---------- Records to process ----------
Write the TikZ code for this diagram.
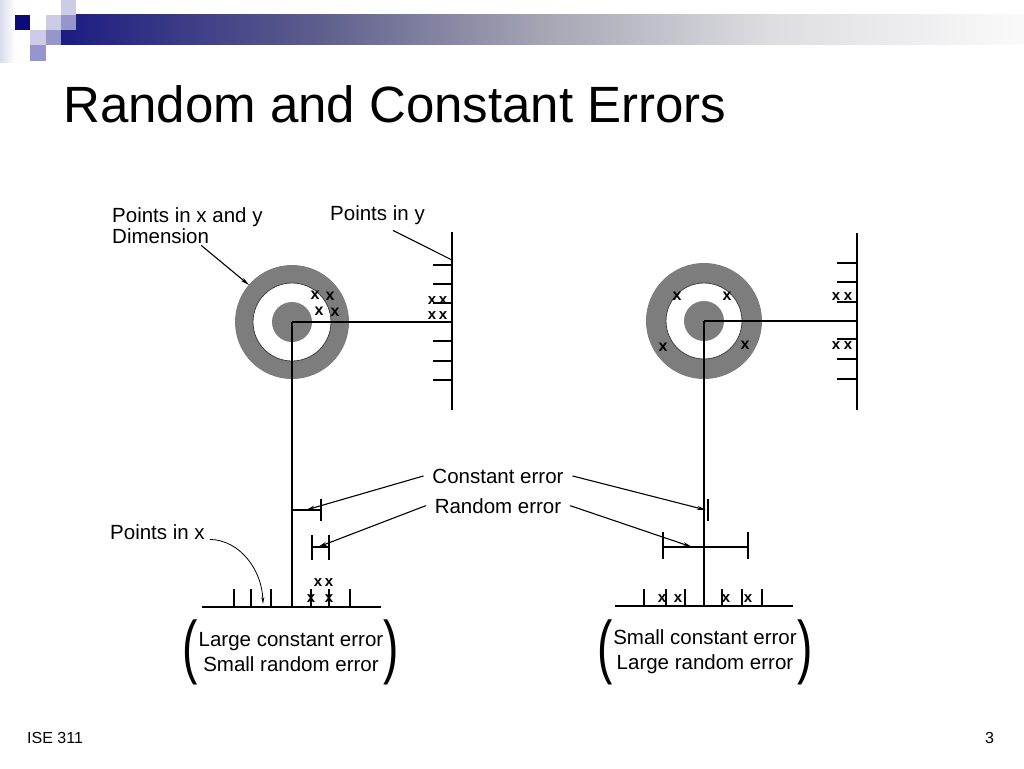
\documentclass[tikz,border=0pt]{standalone}
\usepackage{fontspec}
\setmainfont{Liberation Sans}
\usepackage{graphicx}
\usepackage{tikz}
\usetikzlibrary{arrows.meta, positioning}

\definecolor{navy}{RGB}{10,10,120}
\definecolor{lavlight}{RGB}{204,204,230}
\definecolor{lavmid}{RGB}{150,150,204}
\definecolor{bardark}{RGB}{28,28,130}
\definecolor{barq}{RGB}{92,92,140}
\definecolor{barmid}{RGB}{165,165,180}
\definecolor{barlight}{RGB}{222,222,226}
\definecolor{barend}{RGB}{250,250,250}
\definecolor{ringgray}{RGB}{125,125,125}
\pgfdeclarehorizontalshading{barfade}{100bp}{color(0bp)=(bardark); color(25bp)=(bardark); color(38bp)=(barq); color(50bp)=(barmid); color(62bp)=(barlight); color(75bp)=(barend); color(100bp)=(barend)}

\tikzstyle{slidetitle} = [anchor=base west, inner sep=0pt, font=\fontsize{51}{56}\selectfont]
\tikzstyle{footer} = [anchor=base west, inner sep=0pt, font=\fontsize{16}{18}\selectfont]
\tikzstyle{annot} = [inner sep=0pt, font=\fontsize{20.5}{24}\selectfont]
\tikzstyle{errlabel} = [annot, anchor=base, outer sep=9pt]
\tikzstyle{summary} = [inner sep=0pt, align=center, font=\fontsize{20.5}{25}\selectfont]
\tikzstyle{paren} = [inner sep=0pt, font=\fontsize{40}{40}\selectfont]
\tikzstyle{hit} = [inner sep=0pt, font=\bfseries\fontsize{16}{16}\selectfont]
\tikzstyle{axhit} = [inner sep=0pt, font=\bfseries\fontsize{15}{15}\selectfont]
\tikzstyle{ring} = [fill=ringgray]
\tikzstyle{axisline} = [line width=1.4pt]
\tikzstyle{arrow} = [line width=1.1pt, -{Stealth[length=9pt, width=4pt]}]

\begin{document}
\begin{tikzpicture}[x=1pt, y=-1pt]
    % Slide frame
    \fill[white] (0,0) rectangle (1024,768);
    \useasboundingbox (0,0) rectangle (1024,768);
    \shade[left color=lavlight!70, right color=white] (0,0) rectangle (15,62);
    \shade[shading=barfade] (61,15) rectangle (1024,45);
    \fill[lavlight] (61,0) rectangle (76,15);
    \fill[navy] (15,15) rectangle (30,30);
    \fill[lavlight] (46,15) rectangle (61,30);
    \fill[lavmid] (61,15) rectangle (76,30);
    \fill[lavlight] (30,30) rectangle (46,45);
    \fill[lavmid] (46,30) rectangle (61,45);
    \fill[lavmid] (30,45) rectangle (46,61);
    \node (title) [slidetitle] at (63,122) {Random and Constant Errors};
    \node (course) [footer] at (27,743) {ISE 311};
    \node (pageno) [footer] at (985,743) {3};

    % Left target
    \coordinate (lc) at (292,322);
    \fill[ring] (lc) circle (57pt);
    \filldraw[fill=white, draw=black!75, line width=0.8pt] (lc) circle (39pt);
    \fill[ring] (lc) circle (20pt);
    \coordinate (ledge) at (249,285);

    % Left y axis
    \coordinate (lyt) at (452,232);
    \coordinate (lyb) at (452,410);
    \coordinate (lyc) at (452,322);
    \coordinate (lyp) at (452,260);
    \draw[axisline] (lyt) -- (lyb);
    \draw[axisline] (lc) -- (lyc);
    \foreach \y in {265,284,303,341,361,380}
        \draw[axisline] (433,\y) -- (452,\y);

    % Left x axis
    \coordinate (lxl) at (202,607);
    \coordinate (lxr) at (381,607);
    \coordinate (lxc) at (292,607);
    \coordinate (lpx) at (263,604);
    \draw[axisline] (lxl) -- (lxr);
    \draw[axisline] (lc) -- (lxc);
    \foreach \x in {234,251,271,311,329,350}
        \draw[axisline] (\x,589) -- (\x,607);

    % Left error marks
    \coordinate (lce0) at (292,510);
    \coordinate (lce) at (321,510);
    \coordinate (lcea) at (306,510);
    \draw[axisline] (lce0) -- (lce);
    \draw[axisline] (321,499) -- (321,521);
    \coordinate (lre0) at (312,547);
    \coordinate (lre1) at (329,547);
    \coordinate (lrea) at (318,547);
    \draw[axisline] (lre0) -- (lre1);
    \draw[axisline] (312,535) -- (312,560);
    \draw[axisline] (329,535) -- (329,560);

    % Left hits
    \foreach \p [count=\i] in {(315,295),(330,296),(319,311),(335,312)}
        \node (lt\i) [hit] at \p {x};
    \foreach \p [count=\i] in {(432,301),(443,301),(432,316),(443,316)}
        \node (ly\i) [axhit] at \p {x};
    \foreach \p [count=\i] in {(318,583),(329,583),(311,599),(329,599)}
        \node (lx\i) [axhit] at \p {x};

    % Right target
    \coordinate (rc) at (704,321);
    \fill[ring] (rc) circle (58pt);
    \filldraw[fill=white, draw=black!75, line width=0.8pt] (rc) circle (38pt);
    \fill[ring] (rc) circle (20pt);

    % Right y axis
    \coordinate (ryt) at (857,233);
    \coordinate (ryb) at (857,410);
    \coordinate (ryc) at (857,321);
    \draw[axisline] (ryt) -- (ryb);
    \draw[axisline] (rc) -- (ryc);
    \foreach \y in {263,282,302,339,359,379}
        \draw[axisline] (837,\y) -- (857,\y);

    % Right x axis
    \coordinate (rxl) at (615,606);
    \coordinate (rxr) at (793,606);
    \coordinate (rxc) at (704,606);
    \draw[axisline] (rxl) -- (rxr);
    \draw[axisline] (rc) -- (rxc);
    \foreach \x in {644,666,685,722,742,762}
        \draw[axisline] (\x,589) -- (\x,606);

    % Right error marks
    \coordinate (rcea) at (706,510);
    \draw[axisline] (708,499) -- (708,521);
    \coordinate (rre0) at (663,547);
    \coordinate (rre1) at (748,547);
    \coordinate (rrea) at (692,547);
    \draw[axisline] (rre0) -- (rre1);
    \draw[axisline] (663,532) -- (663,559);
    \draw[axisline] (748,532) -- (748,559);

    % Right hits
    \foreach \p [count=\i] in {(677,296),(727,296),(663,347),(745,345)}
        \node (rt\i) [hit] at \p {x};
    \foreach \p [count=\i] in {(836,297),(848,297),(836,346),(848,346)}
        \node (ry\i) [axhit] at \p {x};
    \foreach \p [count=\i] in {(662,599),(678,599),(726,599),(748,599)}
        \node (rx\i) [axhit] at \p {x};

    % Labels
    \node (pxy) [annot, anchor=base west] at (112,222) {Points in x and y};
    \node (pdim) [annot, anchor=base west] at (112,243) {Dimension};
    \node (py) [annot, anchor=base west] at (330,220) {Points in y};
    \node (px) [annot, anchor=base west] at (110,539) {Points in x};
    \node (const) [errlabel] at (498,483) {Constant error};
    \node (rand) [errlabel] at (498,513) {Random error};

    % Pointers
    \draw [arrow] ([shift={(-8pt,-2pt)}]pdim.south east) -- (ledge);
    \draw [line width=1.1pt] ([shift={(-32pt,-6pt)}]py.south east) -- (lyp);
    \draw [line width=0.8pt, -{Stealth[length=7pt, width=3pt]}] ([xshift=5pt]px.south east) .. controls (240,540) and (262,570) .. (lpx);
    \draw [arrow] (const.west) -- (lcea);
    \draw [arrow] (const.east) -- (rcea);
    \draw [arrow] (rand.west) -- (lrea);
    \draw [arrow] (rand.east) -- (rrea);

    % Summaries
    \node (lsum) [summary] at (291,652) {Large constant error\\Small random error};
    \node (llp) [paren, left=0pt of lsum] {\scalebox{1.15}[1.75]{(}};
    \node (lrp) [paren, right=0pt of lsum] {\scalebox{1.15}[1.75]{)}};
    \node (rsum) [summary] at (705,652) {Small constant error\\Large random error};
    \node (rlp) [paren, left=0pt of rsum] {\scalebox{1.15}[1.75]{(}};
    \node (rrp) [paren, right=0pt of rsum] {\scalebox{1.15}[1.75]{)}};
\end{tikzpicture}
\end{document}
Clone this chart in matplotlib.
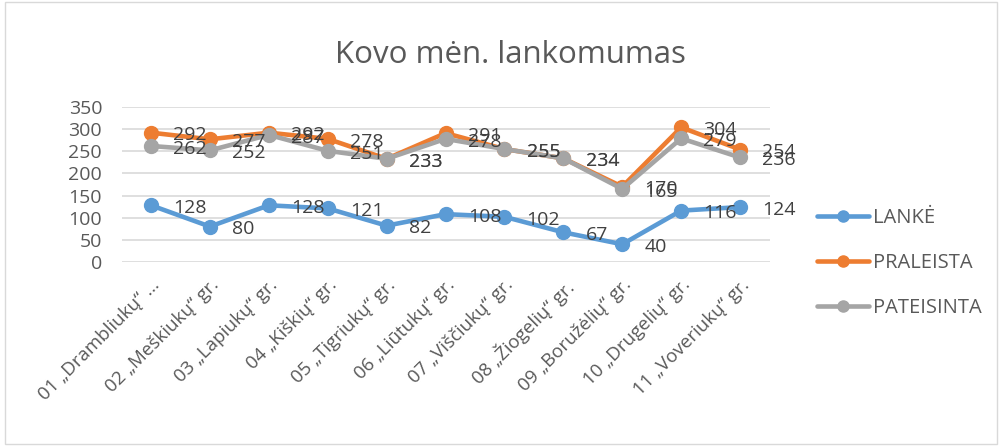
import matplotlib.pyplot as plt
from matplotlib.patches import Rectangle

plt.rcParams['font.family'] = ['Open Sans', 'DejaVu Sans']

categories = [
    '01 „Drambliukų“ ...',
    '02 „Meškiukų“ gr.',
    '03 „Lapiukų“ gr.',
    '04 „Kiškių“ gr.',
    '05 „Tigriukų“ gr.',
    '06 „Liūtukų“ gr.',
    '07 „Viščiukų“ gr.',
    '08 „Žiogelių“ gr.',
    '09 „Boružėlių“ gr.',
    '10 „Drugelių“ gr.',
    '11 „Voveriukų“ gr.',
]
lanke = [128, 80, 128, 121, 82, 108, 102, 67, 40, 116, 124]
praleista = [292, 277, 292, 278, 233, 291, 255, 234, 170, 304, 254]
pateisinta = [262, 252, 287, 251, 233, 278, 255, 234, 165, 279, 236]

series = [
    ("LANKĖ", lanke, "#5B9BD5"),
    ("PRALEISTA", praleista, "#ED7D31"),
    ("PATEISINTA", pateisinta, "#A5A5A5"),
]

text_color = "#595959"

fig = plt.figure(figsize=(10.02, 4.46), dpi=100)
ax = fig.add_axes([0.1213, 0.4126, 0.6467, 0.3475])

x = list(range(len(categories)))
for name, values, color in series:
    ax.plot(x, values, color=color, linewidth=3.3, marker="o", markersize=10,
            label=name, solid_capstyle="round")
for name, values, color in series:
    for xi, v in zip(x, values):
        ax.annotate(str(v), (xi, v), xytext=(16, -2), textcoords="offset points",
                    ha="left", va="center", fontsize=14, color="#404040")

ax.set_xlim(-0.5, len(categories) - 0.5)
ax.set_ylim(0, 350)
ax.set_yticks(range(0, 351, 50))
ax.set_xticks(x)
ax.set_xticklabels(categories, rotation=45, ha="right", rotation_mode="anchor")
ax.tick_params(axis="both", length=0, colors=text_color)
ax.tick_params(axis="y", labelsize=14, pad=14)
ax.tick_params(axis="x", labelsize=13.5, pad=10)
ax.grid(axis="y", color="#D9D9D9", linewidth=1.2)
ax.set_axisbelow(True)
for s in ax.spines.values():
    s.set_visible(False)

fig.text(0.509, 0.877, "Kovo mėn. lankomumas", ha="center", va="center",
         fontsize=22.5, color=text_color)

ax.legend(loc="center left", bbox_to_anchor=(0.797, 0.41),
          bbox_transform=fig.transFigure, frameon=False, fontsize=14.5,
          labelcolor=text_color, handlelength=2.6, handletextpad=0.2,
          labelspacing=1.25, markerscale=0.8)

fig.patches.append(Rectangle((0.005, 0.005), 0.99, 0.99, transform=fig.transFigure,
                             fill=False, edgecolor="#D9D9D9", linewidth=1))

fig.savefig("out.png", dpi=100)
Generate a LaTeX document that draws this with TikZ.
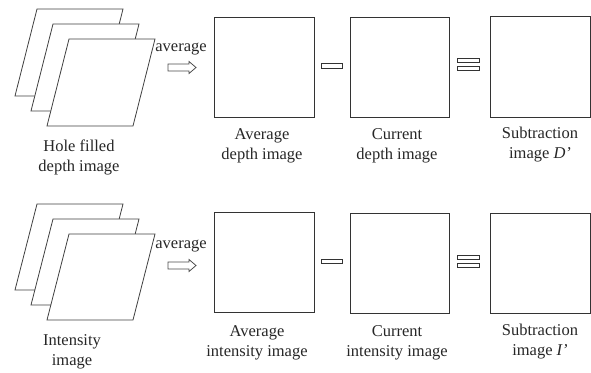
\documentclass[tikz,border=0pt]{standalone}
\usepackage{fontspec}
\setmainfont{Liberation Serif}
\begin{document}
\begin{tikzpicture}[x=1pt,y=-1pt,
  lbl/.style={font=\fontsize{16.5}{20}\selectfont, align=center, inner sep=0pt, text=black!85},
  imgbox/.style={draw=black!80, line width=1pt, fill=white, minimum width=100pt, minimum height=100pt, inner sep=0pt},
  sheet/.style={draw=black!75, line width=0.8pt, fill=white},
  opbar/.style={draw=black!80, line width=1pt, fill=white},
  hollow/.style={draw=black!70, line width=0.8pt, fill=white}]
\useasboundingbox (0,0) rectangle (591,372);

% stacked sheets, top row
\foreach \x/\y in {37/9,53/24,69/39}{
  \filldraw[sheet] (\x,\y) -- (\x+86,\y) -- (\x+64,\y+87) -- (\x-22,\y+87) -- cycle;
}
% stacked sheets, bottom row
\foreach \x/\y in {37/204,53/219,69/234}{
  \filldraw[sheet] (\x,\y) -- (\x+86,\y) -- (\x+64,\y+86) -- (\x-22,\y+86) -- cycle;
}

\node[lbl] (hf) at (79,157) {Hole filled\\depth image};
\node[lbl] (ii) at (72,352) {Intensity\\image};

\node[lbl] (av1) at (181,49) {average};
\node[lbl] (av2) at (181,246) {average};

% hollow arrows
\filldraw[hollow] (168,64) -- (189,64) -- (189,61.5) -- (196,67.5) -- (189,73.5) -- (189,71) -- (168,71) -- cycle;
\filldraw[hollow] (168,262) -- (189,262) -- (189,259.5) -- (196,265.5) -- (189,271.5) -- (189,269) -- (168,269) -- cycle;

% boxes
\node[imgbox] (a1) at (264,67) {};
\node[imgbox, minimum width=99pt] (c1) at (399.5,67) {};
\node[imgbox, minimum height=101pt] (s1) at (540,66.5) {};
\node[imgbox] (a2) at (264,262) {};
\node[imgbox, minimum width=99pt] (c2) at (399.5,263) {};
\node[imgbox] (s2) at (540,263) {};

% operators
\filldraw[opbar] (321,63) rectangle (342,68);
\filldraw[opbar] (457,58.5) rectangle (479,62.5);
\filldraw[opbar] (457,66.5) rectangle (479,70.5);
\filldraw[opbar] (321,259) rectangle (342,263.5);
\filldraw[opbar] (457,255) rectangle (479,259);
\filldraw[opbar] (457,263) rectangle (479,267);

% labels
\node[lbl] at (262,146) {Average\\depth image};
\node[lbl] at (397,146) {Current\\depth image};
\node[lbl] at (540,145) {Subtraction\\image \textit{D’}};
\node[lbl] at (257,343) {Average\\intensity image};
\node[lbl] at (397,343) {Current\\intensity image};
\node[lbl] at (540,342) {Subtraction\\image \textit{I’}};
\end{tikzpicture}
\end{document}
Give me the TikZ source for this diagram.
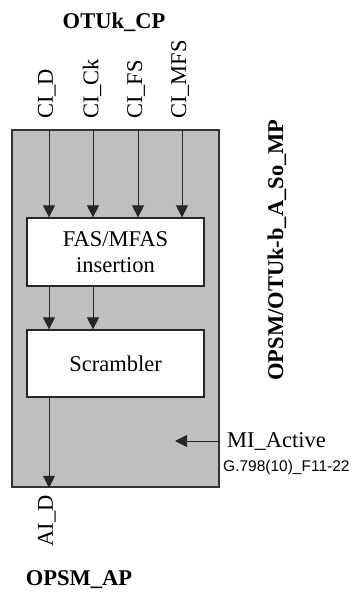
\documentclass[tikz,border=0pt]{standalone}
\usepackage{fontspec}
\setmainfont{Liberation Serif}
\newfontfamily\helvfont{Liberation Sans}
\usetikzlibrary{arrows.meta, positioning}

\begin{document}
\begin{tikzpicture}[
        x=1pt, y=-1pt,
        font=\fontsize{22.5}{26}\selectfont,
        frame/.style={rectangle, draw=black!80, line width=1.5pt, fill=black!25, minimum width=207pt, minimum height=357pt, inner sep=0pt},
        box/.style={rectangle, draw=black!85, line width=1.2pt, fill=white, align=center, minimum width=177pt, minimum height=68pt, inner sep=0pt},
        sig/.style={rotate=90, inner sep=0pt},
        title/.style={font=\fontsize{22.5}{26}\selectfont\bfseries, inner sep=0pt},
        arrow/.style={-{Triangle[length=12pt, width=12pt]}, line width=0.9pt, draw=black!85}
    ]
        \useasboundingbox (0,0) rectangle (354,593);

        \node[frame] (frame) at (115.5,308.5) {};
        \node[box] (fas) at (115.5,252) {FAS/MFAS\\insertion};
        \node[box, minimum height=67pt] (scr) at (115.5,363.5) {Scrambler};

        \node[title] (cp) at (114,22) {OTUk\_CP};
        \node[title] (ap) at (79,580) {OPSM\_AP};
        \node[title, rotate=90] (mp) at (277,250) {OPSM/OTUk-b\_A\_So\_MP};

        % input signals
        \node[sig, anchor=west] (cid) at (47,119) {CI\_D};
        \node[sig, anchor=west] (cick) at (92,119) {CI\_Ck};
        \node[sig, anchor=west] (cifs) at (136,119) {CI\_FS};
        \node[sig, anchor=west] (cimfs) at (180,119) {CI\_MFS};
        \node[sig, anchor=east] (aid) at (47,495) {AI\_D};

        \node[anchor=west, inner sep=0pt] (mi) at (227,441) {MI\_Active};
        \node[anchor=west, inner sep=0pt, font=\helvfont\fontsize{15.5}{18}\selectfont] (fig) at (223,467) {G.798(10)\_F11-22};
        \coordinate (mitip) at (175,441);

        \draw[arrow] ([xshift=2pt]cid.west |- frame.north) -- ([xshift=2pt]cid.west |- fas.north);
        \draw[arrow] ([xshift=1pt]cick.west |- frame.north) -- ([xshift=1pt]cick.west |- fas.north);
        \draw[arrow] ([xshift=2pt]cifs.west |- frame.north) -- ([xshift=2pt]cifs.west |- fas.north);
        \draw[arrow] ([xshift=2pt]cimfs.west |- frame.north) -- ([xshift=2pt]cimfs.west |- fas.north);
        \draw[arrow] ([xshift=2pt]cid.west |- fas.south) -- ([xshift=2pt]cid.west |- scr.north);
        \draw[arrow] ([xshift=1pt]cick.west |- fas.south) -- ([xshift=1pt]cick.west |- scr.north);
        \draw[arrow] ([xshift=2pt]aid.east |- scr.south) -- ([xshift=2pt]aid.east |- frame.south);
        \draw[arrow] (frame.east |- mi.west) -- (mitip);
    \end{tikzpicture}
\end{document}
----------
The material above holds pictures; leave them out. Repeat exactly the lines from the one containing "Give me the TikZ source for this diagram." through the one containing "minimum height=67pt] (scr)", and nothing else.

Give me the TikZ source for this diagram.
\documentclass[tikz,border=0pt]{standalone}
\usepackage{fontspec}
\setmainfont{Liberation Serif}
\newfontfamily\helvfont{Liberation Sans}
\usetikzlibrary{arrows.meta, positioning}

\begin{document}
\begin{tikzpicture}[
        x=1pt, y=-1pt,
        font=\fontsize{22.5}{26}\selectfont,
        frame/.style={rectangle, draw=black!80, line width=1.5pt, fill=black!25, minimum width=207pt, minimum height=357pt, inner sep=0pt},
        box/.style={rectangle, draw=black!85, line width=1.2pt, fill=white, align=center, minimum width=177pt, minimum height=68pt, inner sep=0pt},
        sig/.style={rotate=90, inner sep=0pt},
        title/.style={font=\fontsize{22.5}{26}\selectfont\bfseries, inner sep=0pt},
        arrow/.style={-{Triangle[length=12pt, width=12pt]}, line width=0.9pt, draw=black!85}
    ]
        \useasboundingbox (0,0) rectangle (354,593);

        \node[frame] (frame) at (115.5,308.5) {};
        \node[box] (fas) at (115.5,252) {FAS/MFAS\\insertion};
        \node[box, minimum height=67pt] (scr) at (115.5,363.5) {Scrambler};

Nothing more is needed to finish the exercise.